Five men have been ordered to appear before magistrates following racist chants on the Paris Metro before Chelsea’s Champions league game with Paris Saint-germain last month.

Scotland Yard said the summonses related to a police application for football banning orders.

Chelsea fans were filmed singing racist chants and pushing a black man off the train.

Football banning orders can be issued after a conviction for a football-related offence and last for between three and 10 years. They are imposed to prevent troublesome fans going to games in Britain or abroad.

Several Chelsea fans were filmed ahead of a Champions League match on 17 February.

Mobile phone footage recorded showed a black man being pushed from the train while a group chanted: “We’re racist, we’re racist and that’s the way we like it.”

Humiliating
The man who was trying to board the train has been identified as 33-year-old Souleymane Sylla, who dewcribed the episode was “humiliating”.

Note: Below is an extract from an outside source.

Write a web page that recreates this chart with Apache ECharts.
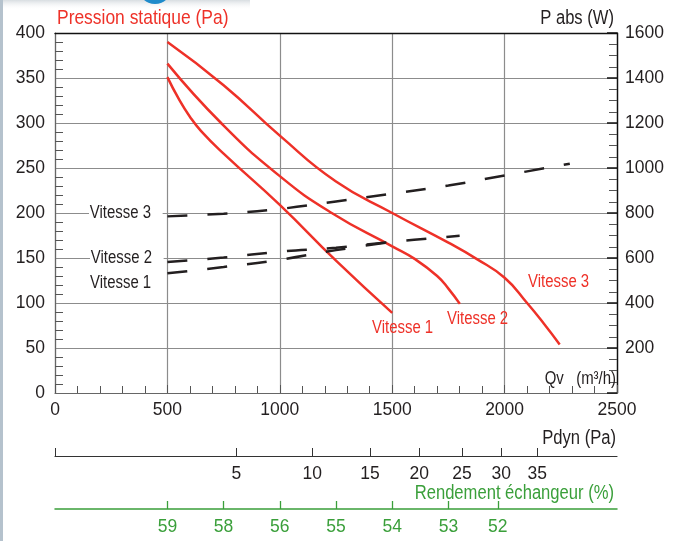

Chelsea apologised and invited him to attend the return match but he turned the club down.

“I won’t go. They can’t buy me with a little piece of paper. I’m not a child,” Souleymane told RTL radio. “I don’t want to sit in that stadium next to those people who pushed me.”

Souleymane said he was no longer sleeping at night.

“I still hear the voices of those people who pushed me because of the colour of my skin,” he said. “I can’t go to work anymore. I live with racism but it’s the first time I’ve had to go to a doctor to ask for pills to calm myself down.

“I want these people to be prosecuted and justice to be done. Racism must stop.”